• [Objective]:
No pictures go into the copy. Write out exactly the lines below from the one containing "Convert this chart to Plotly code." through the one containing "W, H = 1070, 489".

**** Given records ****

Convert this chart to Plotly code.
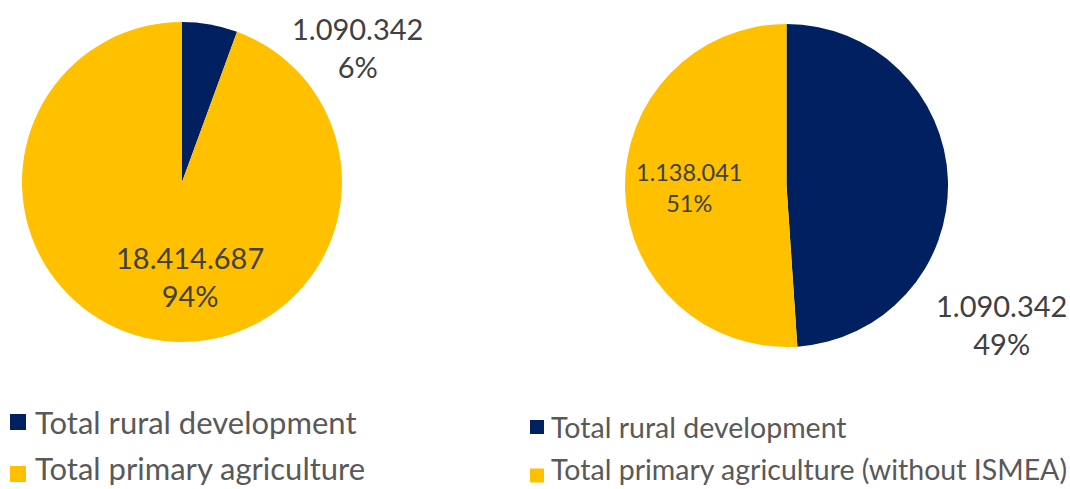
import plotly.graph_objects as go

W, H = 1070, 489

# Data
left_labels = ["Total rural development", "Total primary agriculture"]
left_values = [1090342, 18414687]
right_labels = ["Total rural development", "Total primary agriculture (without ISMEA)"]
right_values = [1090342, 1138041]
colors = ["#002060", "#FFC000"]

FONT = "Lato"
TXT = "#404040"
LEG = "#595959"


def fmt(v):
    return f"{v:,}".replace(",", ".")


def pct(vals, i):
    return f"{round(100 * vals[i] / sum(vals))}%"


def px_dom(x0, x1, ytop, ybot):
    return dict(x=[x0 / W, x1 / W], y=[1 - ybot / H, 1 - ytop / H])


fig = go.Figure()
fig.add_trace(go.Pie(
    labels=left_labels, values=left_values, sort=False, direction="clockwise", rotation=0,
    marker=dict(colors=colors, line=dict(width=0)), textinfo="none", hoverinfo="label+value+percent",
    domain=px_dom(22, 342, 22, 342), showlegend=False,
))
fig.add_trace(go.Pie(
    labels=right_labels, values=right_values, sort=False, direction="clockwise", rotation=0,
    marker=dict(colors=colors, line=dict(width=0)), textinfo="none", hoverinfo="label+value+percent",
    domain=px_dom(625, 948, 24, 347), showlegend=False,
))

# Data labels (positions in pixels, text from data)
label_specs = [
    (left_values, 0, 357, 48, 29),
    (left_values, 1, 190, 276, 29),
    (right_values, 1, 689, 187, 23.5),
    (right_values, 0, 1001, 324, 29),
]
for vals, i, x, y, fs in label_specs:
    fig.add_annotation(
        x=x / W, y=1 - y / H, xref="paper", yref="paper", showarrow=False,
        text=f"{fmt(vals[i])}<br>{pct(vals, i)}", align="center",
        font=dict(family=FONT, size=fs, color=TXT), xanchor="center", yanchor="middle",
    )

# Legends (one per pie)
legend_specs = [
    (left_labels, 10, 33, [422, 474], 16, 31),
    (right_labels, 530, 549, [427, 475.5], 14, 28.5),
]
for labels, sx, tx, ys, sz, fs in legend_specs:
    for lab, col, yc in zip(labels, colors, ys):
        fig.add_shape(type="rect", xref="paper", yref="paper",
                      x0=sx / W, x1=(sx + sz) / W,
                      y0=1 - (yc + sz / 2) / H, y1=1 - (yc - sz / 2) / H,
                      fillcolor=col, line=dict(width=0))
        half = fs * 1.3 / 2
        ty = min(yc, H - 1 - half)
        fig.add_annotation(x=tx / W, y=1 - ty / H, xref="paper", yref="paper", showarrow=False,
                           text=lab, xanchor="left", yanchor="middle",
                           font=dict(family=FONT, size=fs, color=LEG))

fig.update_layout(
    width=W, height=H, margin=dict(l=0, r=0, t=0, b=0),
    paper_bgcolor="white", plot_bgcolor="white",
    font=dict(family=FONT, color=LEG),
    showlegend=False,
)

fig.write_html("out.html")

****
**** Given records ****

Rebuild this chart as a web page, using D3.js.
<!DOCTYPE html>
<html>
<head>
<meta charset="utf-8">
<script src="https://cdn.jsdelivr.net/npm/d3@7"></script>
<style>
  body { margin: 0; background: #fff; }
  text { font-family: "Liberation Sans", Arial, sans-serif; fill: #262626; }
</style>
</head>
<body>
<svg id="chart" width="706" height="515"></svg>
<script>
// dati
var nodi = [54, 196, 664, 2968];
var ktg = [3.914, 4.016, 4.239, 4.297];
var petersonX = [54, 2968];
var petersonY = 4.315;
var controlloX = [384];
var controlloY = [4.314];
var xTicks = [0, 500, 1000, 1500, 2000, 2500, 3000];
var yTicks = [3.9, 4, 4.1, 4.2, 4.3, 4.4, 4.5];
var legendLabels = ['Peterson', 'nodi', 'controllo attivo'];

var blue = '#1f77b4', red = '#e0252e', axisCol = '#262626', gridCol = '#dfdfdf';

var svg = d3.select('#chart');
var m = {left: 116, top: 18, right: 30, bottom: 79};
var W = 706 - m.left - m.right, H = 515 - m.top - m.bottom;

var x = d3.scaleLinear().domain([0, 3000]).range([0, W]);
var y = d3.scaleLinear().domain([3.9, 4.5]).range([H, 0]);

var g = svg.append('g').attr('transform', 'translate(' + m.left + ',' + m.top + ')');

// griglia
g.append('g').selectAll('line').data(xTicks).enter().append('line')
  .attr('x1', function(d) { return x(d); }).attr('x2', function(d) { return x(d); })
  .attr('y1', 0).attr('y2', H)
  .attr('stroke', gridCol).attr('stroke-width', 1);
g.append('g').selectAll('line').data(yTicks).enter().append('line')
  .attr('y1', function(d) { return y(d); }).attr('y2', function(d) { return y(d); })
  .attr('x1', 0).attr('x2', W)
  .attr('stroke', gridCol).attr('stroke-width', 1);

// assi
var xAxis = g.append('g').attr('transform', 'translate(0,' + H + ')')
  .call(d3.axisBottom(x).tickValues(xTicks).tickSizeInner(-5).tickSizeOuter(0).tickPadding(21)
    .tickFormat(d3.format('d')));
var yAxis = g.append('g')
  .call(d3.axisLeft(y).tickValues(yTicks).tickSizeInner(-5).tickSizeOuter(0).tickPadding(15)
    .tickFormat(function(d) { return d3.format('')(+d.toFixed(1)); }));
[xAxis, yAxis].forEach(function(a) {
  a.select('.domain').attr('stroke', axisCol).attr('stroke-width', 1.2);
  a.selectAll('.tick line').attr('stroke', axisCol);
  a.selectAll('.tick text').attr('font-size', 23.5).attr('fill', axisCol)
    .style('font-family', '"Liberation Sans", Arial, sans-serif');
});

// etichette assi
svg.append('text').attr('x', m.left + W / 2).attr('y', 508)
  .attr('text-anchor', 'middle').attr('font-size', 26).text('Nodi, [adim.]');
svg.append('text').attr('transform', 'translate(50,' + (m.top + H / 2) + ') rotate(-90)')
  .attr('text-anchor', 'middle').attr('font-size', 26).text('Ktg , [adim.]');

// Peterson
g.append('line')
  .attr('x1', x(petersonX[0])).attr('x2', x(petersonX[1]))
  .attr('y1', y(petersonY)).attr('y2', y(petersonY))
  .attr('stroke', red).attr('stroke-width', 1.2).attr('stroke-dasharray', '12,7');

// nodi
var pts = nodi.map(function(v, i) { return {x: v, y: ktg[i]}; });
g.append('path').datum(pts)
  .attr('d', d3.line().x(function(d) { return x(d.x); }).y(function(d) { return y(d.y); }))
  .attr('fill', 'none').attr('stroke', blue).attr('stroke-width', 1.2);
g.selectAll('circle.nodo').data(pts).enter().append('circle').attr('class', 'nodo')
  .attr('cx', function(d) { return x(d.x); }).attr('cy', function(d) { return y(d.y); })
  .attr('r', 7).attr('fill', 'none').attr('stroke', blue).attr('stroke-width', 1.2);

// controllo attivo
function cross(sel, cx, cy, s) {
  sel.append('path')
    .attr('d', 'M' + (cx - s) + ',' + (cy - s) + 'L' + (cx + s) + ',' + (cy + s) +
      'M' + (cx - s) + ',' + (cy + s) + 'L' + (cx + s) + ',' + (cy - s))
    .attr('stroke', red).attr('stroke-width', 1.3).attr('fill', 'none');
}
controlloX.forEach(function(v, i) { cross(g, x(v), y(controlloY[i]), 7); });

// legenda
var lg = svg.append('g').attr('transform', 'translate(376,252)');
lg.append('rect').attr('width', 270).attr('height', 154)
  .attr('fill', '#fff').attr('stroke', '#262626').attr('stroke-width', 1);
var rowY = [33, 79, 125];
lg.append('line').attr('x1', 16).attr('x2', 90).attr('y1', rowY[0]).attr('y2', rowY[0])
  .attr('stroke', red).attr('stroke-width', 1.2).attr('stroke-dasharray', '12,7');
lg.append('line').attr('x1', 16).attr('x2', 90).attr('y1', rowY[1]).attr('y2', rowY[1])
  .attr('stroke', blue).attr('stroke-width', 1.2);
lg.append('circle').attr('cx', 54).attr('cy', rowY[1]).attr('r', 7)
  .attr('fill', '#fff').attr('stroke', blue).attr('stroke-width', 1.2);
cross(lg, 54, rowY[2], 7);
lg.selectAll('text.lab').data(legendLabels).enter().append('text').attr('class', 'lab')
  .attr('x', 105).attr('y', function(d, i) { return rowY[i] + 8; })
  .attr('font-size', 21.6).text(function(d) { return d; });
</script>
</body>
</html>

****

• [Result of the task]:
Convert this chart to Plotly code.
import plotly.graph_objects as go

W, H = 1070, 489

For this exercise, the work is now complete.